Day 11 (4th June)

In the morning we had a great stroke of luck in meeting the hotel manager, Kseniya, who let us stay in the same room tonight (I hope she didn’t throw anyone out) for only 5,400 Rub rather than 6,000, and another 6 nights in a different room for 6,000 (including a 20% discount). We had a lazy morning and then went to the nearby cemetery where we went last year to see the graves of famous composers and writers (Tchaikovsky, Mussorgskii, Borodin, Glinka, Dostoyevskii and Rimsky-Korsakov). We also went round the adjacent cemetery which holds the graves of 18-19th century lesser known citizens of St Petersburg.
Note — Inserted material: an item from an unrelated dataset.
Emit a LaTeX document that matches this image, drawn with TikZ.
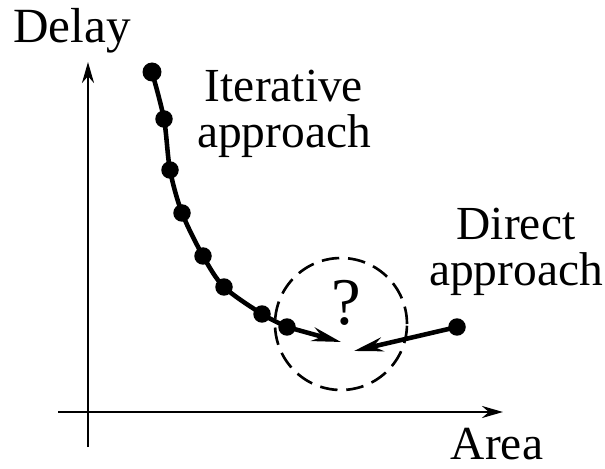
\documentclass[tikz,border=0pt]{standalone}
\usepackage{fontspec}
\setmainfont{Liberation Serif}
\usetikzlibrary{arrows.meta}

\begin{document}
\begin{tikzpicture}[
    x=0.02cm, y=-0.02cm,
    font=\fontsize{27}{26}\selectfont,
    dot/.style={circle, fill, inner sep=0pt, minimum size=0.35cm},
    lbl/.style={align=center, inner sep=0pt},
    axis/.style={line width=1.5pt, -{Stealth[length=4.2mm, width=2.4mm]}},
    curve/.style={line width=2.6pt, line cap=round, line join=round},
    arr/.style={line width=2.6pt, -{Stealth[length=5.8mm, width=2.8mm]}},
    ring/.style={draw, circle, line width=1.5pt, dash pattern=on 10pt off 5pt,
                 minimum size=2.64cm, inner sep=0pt},
  ]
  \useasboundingbox (0,0) rectangle (605,469);

  % axes
  \coordinate (ybot) at (88,447);
  \coordinate (ytop) at (88,62);
  \coordinate (xleft) at (58,412);
  \coordinate (xright) at (503,412);
  \draw[axis] (ybot) -- (ytop);
  \draw[axis] (xleft) -- (xright);
  \node[lbl, font=\fontsize{28}{28}\selectfont] (delay) at (72,31) {Delay};
  \node[lbl] (area) at (497,444) {Area};

  % iterative points along the curve
  \node[dot, minimum size=0.38cm] (p1) at (152,72) {};
  \node[dot] (p2) at (164,119) {};
  \node[dot] (p3) at (170,170) {};
  \node[dot] (p4) at (182,213) {};
  \node[dot] (p5) at (203,256) {};
  \node[dot] (p6) at (224,287) {};
  \node[dot] (p7) at (262,314) {};
  \node[dot] (p8) at (287,327) {};
  \draw[curve] plot[smooth, tension=0.5] coordinates {(p1) (p2) (p3) (p4) (p5) (p6) (p7) (p8)};

  % direct point
  \node[dot] (d) at (457,327) {};

  % the unknown region
  \node[ring] (q) at (341,324) {};
  \node[lbl, font=\fontsize{38}{38}\selectfont] (qm) at (346,303) {?};
  \coordinate (tipL) at (341,342);
  \coordinate (tipR) at (354,351);
  \draw[arr] (p8.center) -- (tipL);
  \draw[arr] (d.center) -- (tipR);

  \node[lbl] (iter) at (284,114) {Iterative\\approach};
  \node[lbl] (dir)  at (516,252) {Direct\\approach};
\end{tikzpicture}
\end{document}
We went into the small church serving the cemetery and were collared by a sweet little old nun who insisted on giving us each a beautiful book on the life of St Nikolai Chudotvorets, the patron saint of the church. I didn’t want to lug two book around so I tried to give one to a friendly man who helped us find our way out of the cemetery (we naturally got lost among the gravestones) but he laughed and told us that he was the typesetter of the book and was sick of it. On the way back to the hotel we tried to give it to a shopkeeper who politely refused because he was a Moslem. We finally managed to give it to the hotel receptionist who seemed genuinely pleased. In the evening we went to a small Vietnamese restaurant and had delicious meals of prawn soup, little pies and noodle soup.

Advert for the cemetery

Cemetery buildings

Grave of a tiny child who died during the siege and (presumably) her grandmother.

Inside the church of the smaller cemetery

Outside of the church

Dostoyevskii’s grave

Grave of Aleksandr Glazounov (I didn’t take it last year).

Grave of Rimsky-Korsakov

Grave of Tchaikovskii

Grave of Ponomariyev’s children aged 15 and 1 who died in the cholera epidemic of 1834-1835.